Shohei Ohtani has won four MVPs, and now he’s making an impressive bid for an honor that has thus far eluded the two-way star: the Cy Young Award.
Problem is, the competition in the National League might be a little too stiff this year.
Ohtani is 7-2 with a 1.47 ERA so far this season. With the Los Angeles Dodgers nearly halfway through their schedule, he’s made 12 starts and thrown 73 2/3 innings. His career highs in those categories are 28 and 166, back in 2022. That year he went 15-9 with a 2.33 ERA for the Los Angeles Angels and finished fourth in the American League Cy Young race.
Ohtani’s hitting has always been more reliable than his pitching on a year-in, year-out basis. He didn’t pitch at all in 2019 or 2024, and his teams have been careful with his workload. Even now, he’s a few innings shy of qualifying for the ERA title, but with a mark that far below 2.00, he’s clearly one of the game’s top starters.
Still, he remains a long shot for the Cy Young according to oddsmakers. Milwaukee’s Jacob Misiorowski (8-3, 1.45 in 15 starts) is the favorite, and Philadelphia’s Cristopher Sánchez (9-3, 1.80) isn’t far removed from throwing 50 2/3 consecutive scoreless innings.
Ohtani is a runaway favorite to win another MVP, of course. He isn’t on pace for the eye-popping home run and stolen base stats he’s produced in the past, but he leads the National League in on-base percentage, and when you factor in his pitching value it’s hard to make a case for anyone else.
Trivia time
The very first Cy Young Award went to a member of the Dodgers, back in 1956 when there was one honor covering both leagues. Brooklyn’s Don Newcombe won it. Since moving to Los Angeles, the Dodgers have had seven pitchers win the Cy Young. Who were they?
Performance of the week
The first two cycles of the 2026 season took place this past week. Pete Crow-Armstrong completed the single-double-triple-homer set for the Chicago Cubs on Monday over Colorado. Then Bryce Harper of the Philadelphia Phillies during a rout of the New York Mets.
Crow-Armstrong did get picked off first immediately after the single that gave him the cycle — so give the slight edge to Harper here.

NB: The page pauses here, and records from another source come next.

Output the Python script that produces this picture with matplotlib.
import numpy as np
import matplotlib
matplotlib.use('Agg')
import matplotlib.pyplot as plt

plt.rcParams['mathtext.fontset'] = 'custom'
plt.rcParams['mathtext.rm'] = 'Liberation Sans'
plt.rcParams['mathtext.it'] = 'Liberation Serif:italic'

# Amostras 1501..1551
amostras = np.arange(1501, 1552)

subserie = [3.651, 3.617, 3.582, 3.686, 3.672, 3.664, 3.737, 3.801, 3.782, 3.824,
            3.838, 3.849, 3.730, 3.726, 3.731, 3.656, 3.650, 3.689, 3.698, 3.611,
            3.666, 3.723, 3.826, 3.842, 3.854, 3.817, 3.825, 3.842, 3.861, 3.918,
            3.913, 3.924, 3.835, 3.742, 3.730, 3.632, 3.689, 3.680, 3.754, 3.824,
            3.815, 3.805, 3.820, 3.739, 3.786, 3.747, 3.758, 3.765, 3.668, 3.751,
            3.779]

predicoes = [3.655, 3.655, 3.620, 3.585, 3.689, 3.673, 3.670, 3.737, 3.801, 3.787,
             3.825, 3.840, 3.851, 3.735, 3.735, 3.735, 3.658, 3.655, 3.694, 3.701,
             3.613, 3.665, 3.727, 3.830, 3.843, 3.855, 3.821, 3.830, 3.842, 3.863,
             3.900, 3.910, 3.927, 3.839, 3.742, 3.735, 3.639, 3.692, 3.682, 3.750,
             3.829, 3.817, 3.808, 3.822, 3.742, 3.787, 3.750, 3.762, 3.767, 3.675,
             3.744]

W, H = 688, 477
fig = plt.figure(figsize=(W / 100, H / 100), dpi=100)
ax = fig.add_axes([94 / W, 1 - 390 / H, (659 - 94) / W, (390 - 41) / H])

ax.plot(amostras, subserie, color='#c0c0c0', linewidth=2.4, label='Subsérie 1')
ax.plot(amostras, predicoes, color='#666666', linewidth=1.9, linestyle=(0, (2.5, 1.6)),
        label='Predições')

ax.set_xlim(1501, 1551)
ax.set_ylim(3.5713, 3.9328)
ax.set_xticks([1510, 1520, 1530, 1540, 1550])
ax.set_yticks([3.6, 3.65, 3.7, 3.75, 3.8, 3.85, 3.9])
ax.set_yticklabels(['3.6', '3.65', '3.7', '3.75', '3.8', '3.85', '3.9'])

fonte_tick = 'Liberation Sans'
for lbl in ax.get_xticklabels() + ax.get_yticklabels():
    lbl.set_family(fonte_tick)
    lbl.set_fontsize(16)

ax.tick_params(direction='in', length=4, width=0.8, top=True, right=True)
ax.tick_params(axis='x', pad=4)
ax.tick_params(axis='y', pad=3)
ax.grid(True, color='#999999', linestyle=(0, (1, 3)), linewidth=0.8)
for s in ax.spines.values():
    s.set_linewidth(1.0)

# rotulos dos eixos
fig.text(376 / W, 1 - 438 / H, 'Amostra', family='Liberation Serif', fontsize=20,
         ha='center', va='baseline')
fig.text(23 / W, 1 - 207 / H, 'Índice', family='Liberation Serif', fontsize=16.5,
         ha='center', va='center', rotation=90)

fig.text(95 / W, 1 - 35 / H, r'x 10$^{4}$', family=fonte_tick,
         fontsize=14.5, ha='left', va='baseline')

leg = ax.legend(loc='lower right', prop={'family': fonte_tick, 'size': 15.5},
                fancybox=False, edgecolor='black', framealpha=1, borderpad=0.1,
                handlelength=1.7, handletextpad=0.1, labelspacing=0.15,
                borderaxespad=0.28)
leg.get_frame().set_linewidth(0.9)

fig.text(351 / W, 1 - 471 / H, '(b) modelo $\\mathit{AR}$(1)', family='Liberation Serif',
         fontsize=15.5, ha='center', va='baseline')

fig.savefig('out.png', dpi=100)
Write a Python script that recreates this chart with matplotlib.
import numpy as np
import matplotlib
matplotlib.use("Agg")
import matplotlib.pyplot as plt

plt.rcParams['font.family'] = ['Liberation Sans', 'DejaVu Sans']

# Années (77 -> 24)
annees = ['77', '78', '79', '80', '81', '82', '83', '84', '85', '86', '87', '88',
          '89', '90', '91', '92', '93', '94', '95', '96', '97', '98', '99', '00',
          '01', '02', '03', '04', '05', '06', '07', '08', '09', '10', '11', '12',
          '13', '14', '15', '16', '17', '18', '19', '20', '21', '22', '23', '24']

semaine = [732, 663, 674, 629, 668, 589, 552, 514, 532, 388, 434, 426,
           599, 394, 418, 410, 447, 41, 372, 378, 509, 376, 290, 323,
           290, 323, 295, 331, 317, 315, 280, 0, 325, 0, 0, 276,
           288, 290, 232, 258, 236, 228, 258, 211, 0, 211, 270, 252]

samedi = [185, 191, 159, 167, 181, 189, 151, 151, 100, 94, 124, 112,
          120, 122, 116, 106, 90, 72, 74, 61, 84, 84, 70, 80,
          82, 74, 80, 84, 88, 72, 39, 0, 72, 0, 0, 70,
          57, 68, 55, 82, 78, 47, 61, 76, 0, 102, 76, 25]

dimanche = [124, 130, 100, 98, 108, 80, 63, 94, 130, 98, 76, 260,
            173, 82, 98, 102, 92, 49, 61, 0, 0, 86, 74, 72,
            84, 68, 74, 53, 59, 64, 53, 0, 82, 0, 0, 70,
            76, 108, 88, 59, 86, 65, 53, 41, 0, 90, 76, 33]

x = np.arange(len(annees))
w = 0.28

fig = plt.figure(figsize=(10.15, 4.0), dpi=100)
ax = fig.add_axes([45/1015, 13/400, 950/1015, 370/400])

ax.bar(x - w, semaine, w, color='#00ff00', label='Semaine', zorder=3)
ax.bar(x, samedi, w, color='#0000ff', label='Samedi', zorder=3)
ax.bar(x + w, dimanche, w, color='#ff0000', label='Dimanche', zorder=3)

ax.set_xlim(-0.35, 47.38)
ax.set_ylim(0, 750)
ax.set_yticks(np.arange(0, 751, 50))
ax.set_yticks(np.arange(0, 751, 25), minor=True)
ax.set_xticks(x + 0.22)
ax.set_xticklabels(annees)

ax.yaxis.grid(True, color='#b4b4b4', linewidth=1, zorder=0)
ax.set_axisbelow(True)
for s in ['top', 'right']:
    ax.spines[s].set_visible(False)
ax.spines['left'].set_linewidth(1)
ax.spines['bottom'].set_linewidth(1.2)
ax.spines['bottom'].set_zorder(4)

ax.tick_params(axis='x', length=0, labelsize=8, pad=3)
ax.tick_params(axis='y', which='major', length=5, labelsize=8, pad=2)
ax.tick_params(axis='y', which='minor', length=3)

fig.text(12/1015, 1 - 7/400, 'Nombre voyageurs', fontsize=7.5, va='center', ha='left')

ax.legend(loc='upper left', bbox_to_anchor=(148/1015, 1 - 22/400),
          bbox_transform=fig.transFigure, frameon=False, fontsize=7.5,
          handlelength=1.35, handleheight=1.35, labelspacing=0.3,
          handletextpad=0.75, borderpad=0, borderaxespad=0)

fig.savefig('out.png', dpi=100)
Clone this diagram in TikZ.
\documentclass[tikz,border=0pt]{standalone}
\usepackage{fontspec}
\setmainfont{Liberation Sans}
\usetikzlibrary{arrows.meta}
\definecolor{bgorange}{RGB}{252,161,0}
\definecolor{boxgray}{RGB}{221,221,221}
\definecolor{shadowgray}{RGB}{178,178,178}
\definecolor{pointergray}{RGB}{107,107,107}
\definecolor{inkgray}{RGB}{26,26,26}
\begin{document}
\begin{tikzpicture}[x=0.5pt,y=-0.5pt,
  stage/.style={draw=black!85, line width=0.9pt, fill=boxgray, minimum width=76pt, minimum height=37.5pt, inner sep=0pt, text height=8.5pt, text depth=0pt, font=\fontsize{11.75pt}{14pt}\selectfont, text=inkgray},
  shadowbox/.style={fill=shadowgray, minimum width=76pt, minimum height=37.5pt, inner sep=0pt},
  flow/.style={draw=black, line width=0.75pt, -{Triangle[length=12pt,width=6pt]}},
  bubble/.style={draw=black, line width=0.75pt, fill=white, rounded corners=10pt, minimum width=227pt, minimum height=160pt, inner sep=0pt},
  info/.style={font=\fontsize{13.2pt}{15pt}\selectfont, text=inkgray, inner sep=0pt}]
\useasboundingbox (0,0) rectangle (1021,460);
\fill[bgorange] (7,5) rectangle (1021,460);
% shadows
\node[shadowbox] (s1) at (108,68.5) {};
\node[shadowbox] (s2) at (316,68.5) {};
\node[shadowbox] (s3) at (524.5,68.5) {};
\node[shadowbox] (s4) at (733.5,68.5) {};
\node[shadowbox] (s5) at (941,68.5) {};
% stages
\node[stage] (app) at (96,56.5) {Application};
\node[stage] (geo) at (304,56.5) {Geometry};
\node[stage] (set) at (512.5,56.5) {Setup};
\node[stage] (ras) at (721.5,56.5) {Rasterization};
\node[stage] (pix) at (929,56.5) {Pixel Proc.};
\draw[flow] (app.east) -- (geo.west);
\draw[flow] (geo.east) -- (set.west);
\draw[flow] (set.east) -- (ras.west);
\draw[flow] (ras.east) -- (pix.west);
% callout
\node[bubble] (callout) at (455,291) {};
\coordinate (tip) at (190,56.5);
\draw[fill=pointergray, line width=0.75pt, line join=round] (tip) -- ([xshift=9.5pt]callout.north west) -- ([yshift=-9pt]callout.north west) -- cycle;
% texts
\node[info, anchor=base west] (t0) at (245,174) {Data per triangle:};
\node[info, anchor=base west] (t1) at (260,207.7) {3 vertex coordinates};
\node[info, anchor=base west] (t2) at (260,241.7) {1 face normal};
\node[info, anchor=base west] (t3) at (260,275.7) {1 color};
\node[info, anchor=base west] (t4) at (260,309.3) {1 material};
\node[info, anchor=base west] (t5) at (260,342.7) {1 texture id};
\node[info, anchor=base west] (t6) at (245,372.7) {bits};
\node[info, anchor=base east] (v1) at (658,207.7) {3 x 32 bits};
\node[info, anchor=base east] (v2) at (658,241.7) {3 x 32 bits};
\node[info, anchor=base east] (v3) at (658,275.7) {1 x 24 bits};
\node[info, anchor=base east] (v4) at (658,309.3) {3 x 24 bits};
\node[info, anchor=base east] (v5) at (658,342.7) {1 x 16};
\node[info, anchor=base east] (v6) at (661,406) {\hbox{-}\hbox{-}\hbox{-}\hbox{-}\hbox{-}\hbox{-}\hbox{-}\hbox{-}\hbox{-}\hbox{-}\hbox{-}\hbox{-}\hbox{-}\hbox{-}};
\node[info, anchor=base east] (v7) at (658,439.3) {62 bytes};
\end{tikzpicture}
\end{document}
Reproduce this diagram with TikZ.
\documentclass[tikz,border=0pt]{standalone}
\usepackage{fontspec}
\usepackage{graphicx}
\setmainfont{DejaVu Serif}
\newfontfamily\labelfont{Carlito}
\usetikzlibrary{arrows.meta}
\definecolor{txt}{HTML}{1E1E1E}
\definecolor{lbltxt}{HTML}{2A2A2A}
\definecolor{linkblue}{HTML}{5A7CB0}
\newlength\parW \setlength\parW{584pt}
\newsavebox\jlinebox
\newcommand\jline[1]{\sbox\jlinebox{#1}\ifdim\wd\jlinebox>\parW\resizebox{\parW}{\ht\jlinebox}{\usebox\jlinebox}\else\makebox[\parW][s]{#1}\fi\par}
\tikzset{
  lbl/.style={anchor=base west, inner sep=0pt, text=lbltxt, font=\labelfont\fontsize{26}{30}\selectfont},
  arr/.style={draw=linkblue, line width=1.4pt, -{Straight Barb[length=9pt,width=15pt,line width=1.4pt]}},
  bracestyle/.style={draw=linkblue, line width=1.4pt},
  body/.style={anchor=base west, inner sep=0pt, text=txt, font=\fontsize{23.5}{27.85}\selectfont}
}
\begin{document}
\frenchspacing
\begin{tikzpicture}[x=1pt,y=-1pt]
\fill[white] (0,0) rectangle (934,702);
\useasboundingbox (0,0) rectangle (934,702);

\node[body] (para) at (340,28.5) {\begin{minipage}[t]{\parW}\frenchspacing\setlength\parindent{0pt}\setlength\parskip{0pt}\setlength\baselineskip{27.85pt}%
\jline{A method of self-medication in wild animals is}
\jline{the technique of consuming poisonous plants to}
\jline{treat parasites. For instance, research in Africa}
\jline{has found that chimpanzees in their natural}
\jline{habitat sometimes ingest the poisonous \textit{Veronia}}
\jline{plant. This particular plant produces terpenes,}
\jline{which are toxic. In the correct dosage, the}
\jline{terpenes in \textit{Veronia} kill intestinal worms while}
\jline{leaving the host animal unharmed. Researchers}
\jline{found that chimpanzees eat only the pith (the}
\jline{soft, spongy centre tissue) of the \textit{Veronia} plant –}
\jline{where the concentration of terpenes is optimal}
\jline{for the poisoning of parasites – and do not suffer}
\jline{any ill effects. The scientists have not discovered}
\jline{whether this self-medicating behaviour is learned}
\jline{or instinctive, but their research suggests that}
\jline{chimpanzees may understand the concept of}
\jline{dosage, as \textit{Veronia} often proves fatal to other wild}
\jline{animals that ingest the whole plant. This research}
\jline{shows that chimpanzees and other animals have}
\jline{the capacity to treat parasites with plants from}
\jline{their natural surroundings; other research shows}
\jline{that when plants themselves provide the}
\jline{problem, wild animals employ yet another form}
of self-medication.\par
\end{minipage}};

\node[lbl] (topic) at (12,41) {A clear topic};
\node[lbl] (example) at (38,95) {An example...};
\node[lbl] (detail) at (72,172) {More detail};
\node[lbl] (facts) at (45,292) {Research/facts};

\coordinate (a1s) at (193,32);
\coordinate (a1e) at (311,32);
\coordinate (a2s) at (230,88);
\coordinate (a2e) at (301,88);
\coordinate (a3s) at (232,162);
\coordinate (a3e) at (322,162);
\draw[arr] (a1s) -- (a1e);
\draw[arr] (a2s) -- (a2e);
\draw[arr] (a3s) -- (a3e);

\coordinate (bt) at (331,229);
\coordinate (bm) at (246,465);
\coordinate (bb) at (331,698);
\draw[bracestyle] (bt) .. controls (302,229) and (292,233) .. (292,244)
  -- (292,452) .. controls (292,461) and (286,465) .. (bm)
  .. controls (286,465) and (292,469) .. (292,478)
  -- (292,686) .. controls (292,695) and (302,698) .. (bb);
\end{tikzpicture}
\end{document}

Honorable mention: Kyle Schwarber of the Phillies hit three home runs in the same game Harper hit for the cycle. The only other time two teammates pulled that off was June 3, 1932, when Lou Gehrig of the New York Yankees hit four home runs and Tony Lazzeri hit for the cycle. The Yankees beat the Philadelphia Athletics 20-13 that day.
Comeback of the week
The Athletics overcame a seven-run, sixth-inning deficit to beat the Los Angeles Angels 12-11 in 10 innings on Friday night. It was a wild evening, with the A’s taking a 4-0 lead before allowing 11 consecutive runs. The Angels had a win probability of 99% by the bottom of the seventh .
The comeback began an inning earlier when Zack Gelof singled home a run to make it 11-5. With two outs in the seventh, Tyler Soderstrom walked and Jacob Wilson followed with a homer to cut the deficit to four. A two-run homer in the eighth by Max Muncy made it 11-9.
The A’s were down to their last out when Jonah Heim hit a tying two-run homer in the ninth. After Muncy, the third baseman, threw a runner out at the plate in the top of the 10th, the Athletics won when Nick Kurtz drew a bases-loaded walk in the bottom half.
The A’s (38-40) are 1 1/2 games out of first place in the AL West despite what is now the worst run differential in the AL at minus-54.
Trivia answer
Sandy Koufax (three times), Clayton Kershaw (three times), Don Drysdale, Mike Marshall, Fernando Valenzuela, Orel Hershiser and Eric Gagne.